Restate exactly the lines that run from the start of the records below to the line containing "import matplotlib.pyplot as plt", counting both ends, and nothing else; pictures stay out.

--- Start of Data lines ---

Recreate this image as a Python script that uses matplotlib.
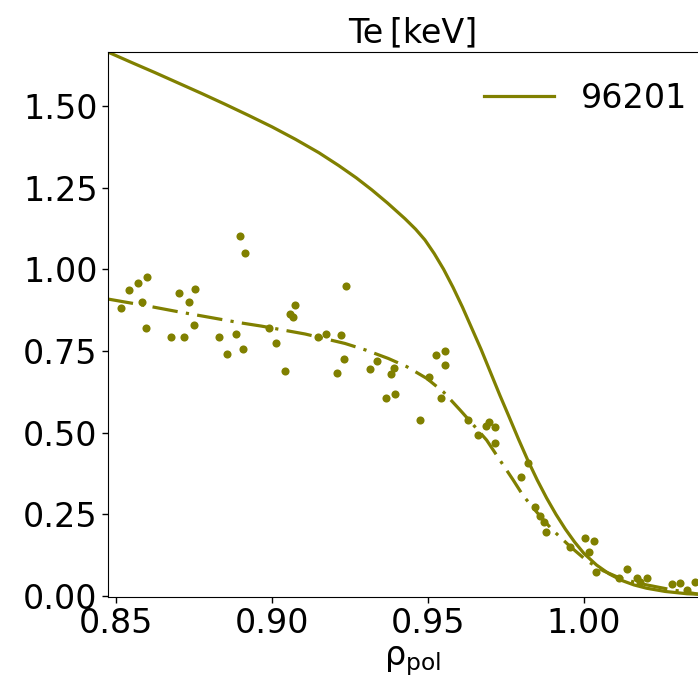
import numpy as np
import matplotlib
matplotlib.use("Agg")
import matplotlib.pyplot as plt

# measured points (rho_pol, Te)
rho_meas = [0.8516, 0.8542, 0.8571, 0.8599, 0.8584, 0.8595, 0.8676, 0.8701, 0.8719, 0.8734,
            0.8753, 0.8749, 0.8831, 0.8855, 0.8884, 0.8908, 0.8897, 0.8913, 0.8989, 0.9014,
            0.9043, 0.9057, 0.9067, 0.9073, 0.9147, 0.9173, 0.9207, 0.9221, 0.9231, 0.9236,
            0.9313, 0.9337, 0.9366, 0.9380, 0.9391, 0.9394, 0.9473, 0.9502, 0.9526, 0.9540,
            0.9556, 0.9556, 0.9629, 0.9660, 0.9686, 0.9697, 0.9715, 0.9715, 0.9797, 0.9820,
            0.9843, 0.9859, 0.9872, 0.9878, 0.9955, 1.0003, 1.0017, 1.0032, 1.0038, 1.0113,
            1.0137, 1.0169, 1.0179, 1.0201, 1.0281, 1.0306, 1.0329, 1.0354]
te_meas = [0.881, 0.936, 0.959, 0.976, 0.900, 0.821, 0.793, 0.927, 0.793, 0.900,
           0.940, 0.830, 0.793, 0.742, 0.802, 0.757, 1.102, 1.051, 0.821, 0.775,
           0.688, 0.863, 0.853, 0.891, 0.794, 0.803, 0.683, 0.798, 0.725, 0.950,
           0.696, 0.719, 0.605, 0.679, 0.697, 0.617, 0.540, 0.670, 0.738, 0.607,
           0.751, 0.706, 0.539, 0.493, 0.521, 0.532, 0.516, 0.469, 0.363, 0.406,
           0.273, 0.246, 0.228, 0.195, 0.151, 0.177, 0.134, 0.168, 0.074, 0.054,
           0.082, 0.054, 0.044, 0.054, 0.037, 0.039, 0.018, 0.043]

# fit through the measurements (dash-dot)
rho_fit = [0.8474, 0.86, 0.87, 0.88, 0.89, 0.8967, 0.9106, 0.9234, 0.93, 0.9373,
           0.9432, 0.9496, 0.9549, 0.9603, 0.9645, 0.9688, 0.9731, 0.9773, 0.9805, 0.985,
           0.9896, 0.9955, 1.0009, 1.0062, 1.0115, 1.016, 1.0201, 1.0276, 1.0365, 1.045]
te_fit = [0.909, 0.888, 0.870, 0.853, 0.836, 0.826, 0.802, 0.773, 0.753, 0.727,
          0.702, 0.666, 0.625, 0.569, 0.524, 0.477, 0.415, 0.355, 0.307, 0.255,
          0.205, 0.152, 0.108, 0.077, 0.055, 0.043, 0.034, 0.020, 0.006, 0.0]

# shot 96201 profile (solid)
rho_96201 = [0.8474, 0.855, 0.8625, 0.87, 0.8775, 0.885, 0.8925, 0.90, 0.9075, 0.915,
             0.9213, 0.927, 0.932, 0.937, 0.9426, 0.946, 0.949, 0.952, 0.955, 0.958,
             0.961, 0.964, 0.967, 0.970, 0.973, 0.976, 0.979, 0.982, 0.985, 0.988,
             0.991, 0.994, 0.997, 1.000, 1.004, 1.008, 1.012, 1.016, 1.020, 1.026,
             1.033, 1.045]
te_96201 = [1.665, 1.633, 1.602, 1.570, 1.538, 1.505, 1.471, 1.436, 1.398, 1.357,
            1.318, 1.280, 1.243, 1.203, 1.155, 1.123, 1.090, 1.048, 1.000, 0.945,
            0.885, 0.820, 0.755, 0.685, 0.615, 0.548, 0.480, 0.415, 0.355, 0.300,
            0.250, 0.205, 0.165, 0.130, 0.095, 0.068, 0.048, 0.034, 0.024, 0.014,
            0.007, 0.002]

col = "#808000"
fs = 24

fig = plt.figure(figsize=(6.98, 6.89), dpi=100)
ax = fig.add_axes([0.1547, 0.1335, 0.8725, 0.791])

ax.plot(rho_96201, te_96201, "-", color=col, linewidth=2.3, label="96201")
ax.plot(rho_fit, te_fit, color=col, linewidth=2.3, linestyle=(0, (8, 2.6, 1, 2.6)))
ax.scatter(rho_meas, te_meas, s=34, color=col, zorder=3, linewidths=0)

ax.set_xlim(0.84744, 1.0426)
ax.set_ylim(-0.003, 1.665)
ax.set_xticks([0.85, 0.90, 0.95, 1.00])
ax.set_xticklabels(["0.85", "0.90", "0.95", "1.00"])
ax.set_yticks([0.0, 0.25, 0.5, 0.75, 1.0, 1.25, 1.5])
ax.set_yticklabels(["0.00", "0.25", "0.50", "0.75", "1.00", "1.25", "1.50"])
ax.tick_params(labelsize=fs, direction="out", length=4, width=1)
ax.spines["right"].set_visible(False)

ax.set_title("Te\u2009[keV]", fontsize=fs, pad=7)
ax.set_xlabel(r"ρ$_{\mathrm{pol}}$", fontsize=fs, labelpad=3)
ax.legend(loc="upper right", frameon=False, fontsize=fs, handlelength=2.1)

plt.savefig("out.png", dpi=100)
plt.close()
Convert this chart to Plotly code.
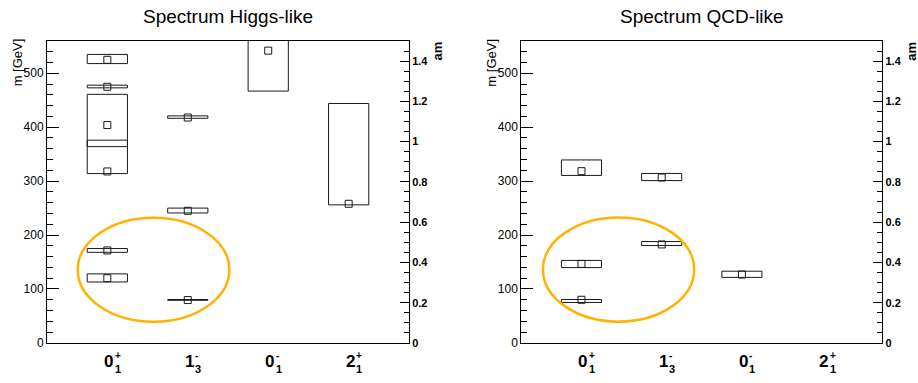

--- End of Data lines ---

§ Answer to the task:
Recreate this image as a Python script that uses matplotlib.
import numpy as np
import matplotlib
matplotlib.use("Agg")
import matplotlib.pyplot as plt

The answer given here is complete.